I have a matrix of fewer than 1021 rows. I'd like to take its transpose, but it is too big for GNU datamash
and awk
solutions.
My thought is that I keep a list of read-only file pointers to the start of each row. I then read out bytes from each pointer until I hit a delimiter (tab or newline).
Because I have fewer than 1021 rows, I won't hit the usual 1024 OS-based file pointer limit.
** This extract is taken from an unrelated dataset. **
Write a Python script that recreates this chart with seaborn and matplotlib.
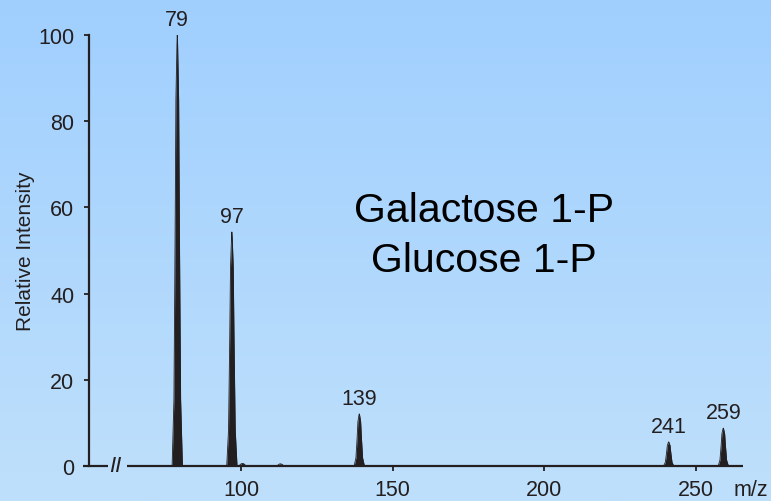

Once I have read out a field from all file pointers, I write a newline character and start over, reading a field from all file pointers, and again, until no more bytes are available:
#!/usr/bin/env python
import sys
import os
try:
in_fn = sys.argv[1]
except ValueError as ve:
sys.exit(-1)
def get_size(fn):
st = os.stat(fn)
return st.st_size
#
# 1) Read in file offsets to start of new line
# 2) Open up a file pointer to that offset
# 3) Process each file pointer to get a value until a delimiter is hit, then write it as a row of output
#
size = get_size(in_fn)
fps = []
new_fp = open(in_fn, 'r')
new_fp.seek(0, 0)
fps.append(new_fp)
with open(in_fn, 'r') as f:
byte = f.read(1)
while byte:
if byte == '\n':
new_offset = f.tell()
if new_offset < size:
new_fp = open(in_fn, 'r')
new_fp.seek(new_offset, 0)
fps.append(new_fp)
else:
break
byte = f.read(1)
while size > 0:
for fi, f in enumerate(fps):
byte = f.read(1)
size -= 1
while byte:
if byte == '\t' or byte == '\n':
if fi != len(fps) - 1: sys.stdout.write('\t')
break
sys.stdout.write('%s' % (byte))
byte = f.read(1)
size -= 1
sys.stdout.write('\n')
for f in fps:
f.close()
Is there anything I can do to improve the performance of this? Reading and processing a set of file pointers one byte at a time seems quite expensive. However, I need to find newline characters to build offsets and file pointers. Is there a cleverer/faster way (in Python) to find the byte offsets of newlines?